Now, we can observe equation (iii), we get that \[(p{{\alpha }^{2}}+2q\alpha +r)\] and \[(pr-{{q}^{2}})\] are in product form and equal to 0. So, either of them should be 0.
Hence, we get \[pr={{q}^{2}}\] or \[p{{\alpha }^{2}}+2q\alpha +r=0\]
Now, as we know, the numbers a, b, c will be in G.P, if
\[{{b}^{2}}=ac\] …… (iv)
And any polynomial \[f(x)\] has root ‘a’, if
\[f(a)\] = 0 ……. (v)
Hence, we get that p, q, r are in G.P from the relation \[{{q}^{2}}=pr\] and equation (i).
And, also we get that α will be a root of equation \[p{{\alpha }^{2}}+2q\alpha +r\] from the relation \[p{{\alpha }^{2}}+2q\alpha +r=0\] and equation (iii). So, the given statements are proved.

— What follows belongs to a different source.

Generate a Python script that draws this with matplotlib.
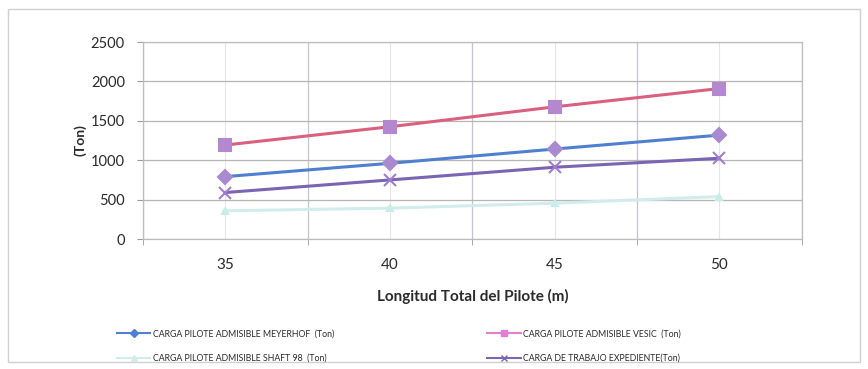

Note: One may directly expand the given determinant along any row or any column, but that would be a very complex approach and may not get the result which is required because factorization of the expression will be difficult. It will be a longer approach as well, so try to use the property of determinant with these kinds of questions to make the solution flexible and less time taking.
Another approach would be that we can use a different property with the given determinant as \[{{c}_{3}}\to {{c}_{3}}-(\alpha {{c}_{1}}+{{c}_{2}})\]
The above property can also be applied.